Just looking for advice on what may have caused this problem to this pine, in the pictures you'll see 2 different cavities the first one is on the side facing the house, we'll say side 'A', which is about 10' up from the base of the tree. The second and third pictures are on the other side about 3' down. I've haven't seen anything like this to anything around here or any pines I've cut around here. They almost go right thru to the other side. The home owner wants it removed. It's pretty much straight up, and on the down side of the hill, and I am going to rope it and winch it anyway to make sure 110%. question is I can't notch it above where these cavities are, and am a bit leary of notching it below due to a possible failure of that section. Also climbing it's pretty much out the picture I don't want to be 60 or 70 feet up and with me adding another 230lbs to it =recipes for disaster if the part I am describing fails. I hoped I explained it well enough. Open for suggestions.
Thanks


----------



## woodville (Oct 17, 2007)

Just a shot in the dark but it looks like old injury from when the lot was cleared or that shed put in. If the trunk got smashed with a piece of equipment years ago and the tree has internal decay the two will end up looking similar to what is going on. I'm sure someone else will be able to explain the proses better.


----------



## PB (Oct 17, 2007)

I am not sure, but that looks like the work of a pileated woodpecker that happened a while ago. I am no expert but I see those holes quite a bit up here.


----------



## deevo (Oct 17, 2007)

woodville said:


> Just a shot in the dark but it looks like old injury from when the lot was cleared or that shed put in. If the trunk got smashed with a piece of equipment years ago and the tree has internal decay the two will end up looking similar to what is going on. I'm sure someone else will be able to explain the proses better.
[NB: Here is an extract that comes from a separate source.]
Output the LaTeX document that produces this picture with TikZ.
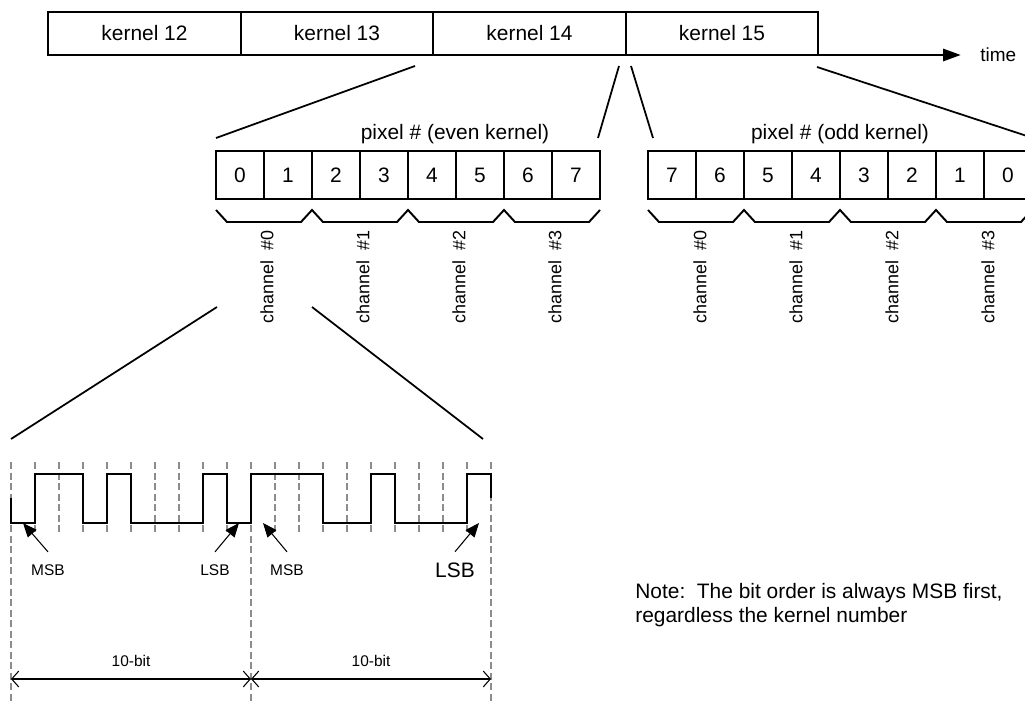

Yeah that shed was just put in 3 weeks ago, any thoughts on the integrity of the tree if it would remain together or if its strong enough that I could cut it below and it would still be safe, the rest of the tree is fairly healthy, no dead limbs etc... like I said I just don't want it disintigrating at those points, and can't get a bucket truck in there either, also like I said I don't feel good about climbing it...putting that extra weight up top!:greenchainsaw:


----------



## (WLL) (Nov 14, 2007)

*hmmm*

looks like poor pruning to me. maby the new shed is a replacement for an old one lookin at the old splitter stump? give -r- the old 3-man pull test,but start easy. just a thought


----------



## Themadd1 (Nov 19, 2007)

rope it up and cut it down. Just be sure you have your safety equipment and as long as your technique is good, and you have a good safe retreat path you should be fine...


----------



## BC WetCoast (Nov 20, 2007)

Looks like an old blaze scar, possibly from an old survey, to me.

Take a long thin drill to it near ground level and see if the rot goes down to the stump.


----------



## treeseer (Nov 24, 2007)

I'm with woodville, looks like clearing damage. If you don't pull too hard, it does not look like a high risk of failing at those defects.

I would examine the rot closely like bc says then probably have no problem climbing it. But felling looks like the cheaper way to go.


----------



## deevo (Apr 28, 2008)

*Took it down last Friday*

Well 2nd job since the snow went away here. Climbed it, limbed it pretty much all the way up on the side facing the house (to reduce the weight) as it was leaning towards the garage. Set my ropes 3/4 of the way up as I descended. Then set up my come alongs up to a large maple, then felled it from there. Everything went smooth. Used my new Dolmar PS3410TH Chainsaw , I was really impressed with it, lots of power and cut through the larger limbs with ease! Oh yeah, the ants had to find a new home! lol! Thanks for everyones advice/help previously. :greenchainsaw:


----------